La Prima Guerra Mondiale è una delle tragedie più documentate della storia, e Conscript tenta qualcosa di unico: trasformare questo conflitto in un survival horror. Non c’è bisogno di mostri o sovrannaturale; la guerra stessa è il nemico. Con un’atmosfera oppressiva e una fedeltà storica lacerante, Conscript si distingue, ma il suo gameplay spietato e spesso ripetitivo rischia di mettere alla prova anche i giocatori più pazienti.
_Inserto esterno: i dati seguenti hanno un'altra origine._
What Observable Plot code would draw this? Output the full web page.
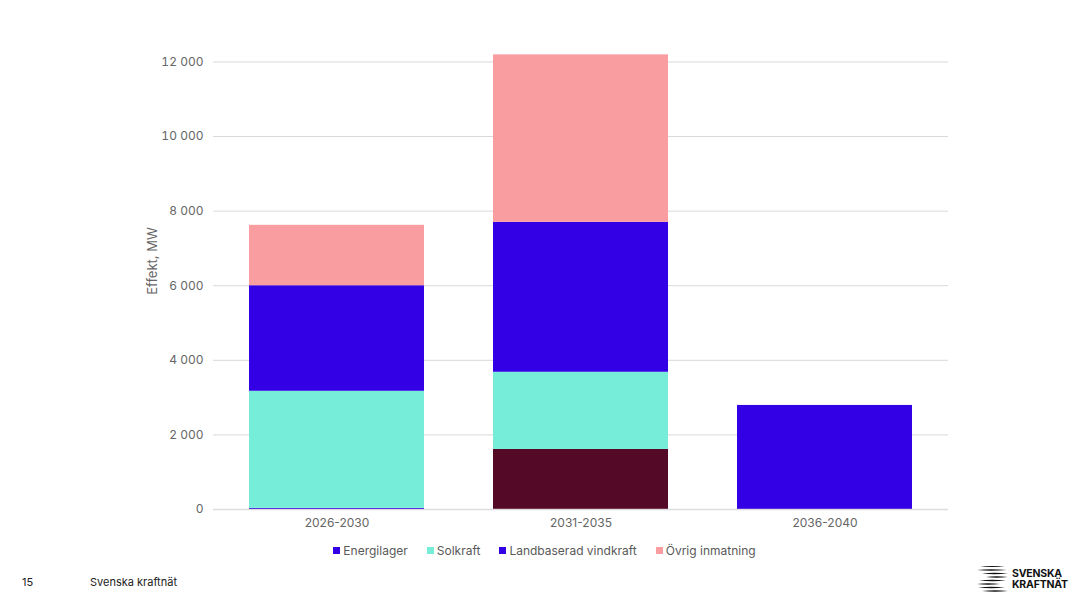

Nei panni di André, un soldato francese alla ricerca del fratello disperso durante la battaglia di Verdun, il giocatore viene gettato in un mondo di fango, sangue e disperazione. La narrativa, seppur semplice, è raccontata con efficacia attraverso piccoli dettagli ambientali, documenti e brevi cutscene. Ogni angolo delle trincee trasmette la brutalità della guerra: corpi abbandonati, armi spezzate e soldati in preda alla follia. È un ritratto crudo e realistico di un conflitto che ha segnato un’epoca.
Un gameplay tra tensione e frustrazione
Il gameplay di Conscript segue le orme dei classici survival horror, con un forte focus sulla gestione delle risorse, esplorazione e combattimenti metodici. L’approccio top-down e la pixel art retro richiamano i titoli del passato, ma non per questo risultano meno immersivi. Le trincee sono labirinti angoscianti, dove ogni passo potrebbe nascondere un nemico o un pericolo mortale. La scarsità di munizioni e la lentezza delle armi aumentano la tensione, rendendo ogni scontro una decisione strategica. Correre via è spesso l’opzione migliore, ma non sempre possibile.
Nonostante l’atmosfera impeccabile, il gameplay presenta alcuni limiti che rischiano di alienare il giocatore. Il backtracking è eccessivo, costringendo a percorrere le stesse aree più volte, spesso senza nuove sorprese o motivazioni narrative. L’inventario ridotto, combinato con l’assenza di punti di salvataggio ben distribuiti, amplifica la frustrazione. Inoltre, alcune meccaniche come lo stealth sono poco rifinite, risultando più un’idea abbozzata che una strategia effettiva.
Audio e Grafica: una sinergia magistrale
Audio e grafica lavorano strettamente uniti, elevando l’esperienza di gioco, immergendoci nel terrore e nella desolazione più totali della Prima Guerra Mondiale.
L’audio è straordinariamente efficace nel costruire un’atmosfera di tensione costante. I suoni ambientali sono cupi e penetranti: l’eco distante di spari, i passi ovattati nel fango e le urla disperate dei soldati fanno sentire il giocatore intrappolato sul campo di battaglia. Anche il silenzio è usato magistralmente, creando un contrasto che rende ogni improvvisa esplosione o scontro ancora più sconvolgente. La colonna sonora, pur minimalista, sottolinea i momenti più critici con toni bassi e ossessivi, amplificando il senso di disagio.
Visivamente, Conscript sfrutta una pixel art retro che riesce a trasmettere un’impressionante profondità emotiva. Le trincee, con il loro grigiore sporco e i dettagli opprimenti, diventano un personaggio a sé, intrise di fango, sangue e disperazione. Gli effetti di luce, come il baluginare di una fiamma o il riflesso di un’arma, spezzano l’oscurità con una precisione sorprendente, creando momenti visivamente suggestivi. Un ulteriore tocco di classe sono le cutscene in stile graphic novel, che alternano il gameplay con immagini evocative e ben realizzate. Questi momenti narrativi aggiungono pathos alla storia, rappresentando in modo crudo e artistico l’orrore della guerra.
Un viaggio brutale nell’orrore della guerra
Conscript è un gioco che fa riflettere. Non si limita a essere un survival horror; è un omaggio alla memoria storica, un’esperienza che tenta di far comprendere anche solo in minima parte l’orrore della Prima Guerra Mondiale. Tuttavia, questa ambizione è spesso ostacolata da un design che confonde difficoltà con tedio. Il ritmo lento e le meccaniche punitive rischiano di stancare chi non è disposto ad accettare il suo approccio spietato.
Per chi è disposto a tollerare i suoi difetti, Conscript offre un’esperienza unica, intensa e memorabile. Ma non è per tutti: è un gioco che ti chiede di soffrire, non solo per sopravvivere, ma per capire cosa significava essere un soldato in una guerra che avrebbe dovuto essere “l’ultima”.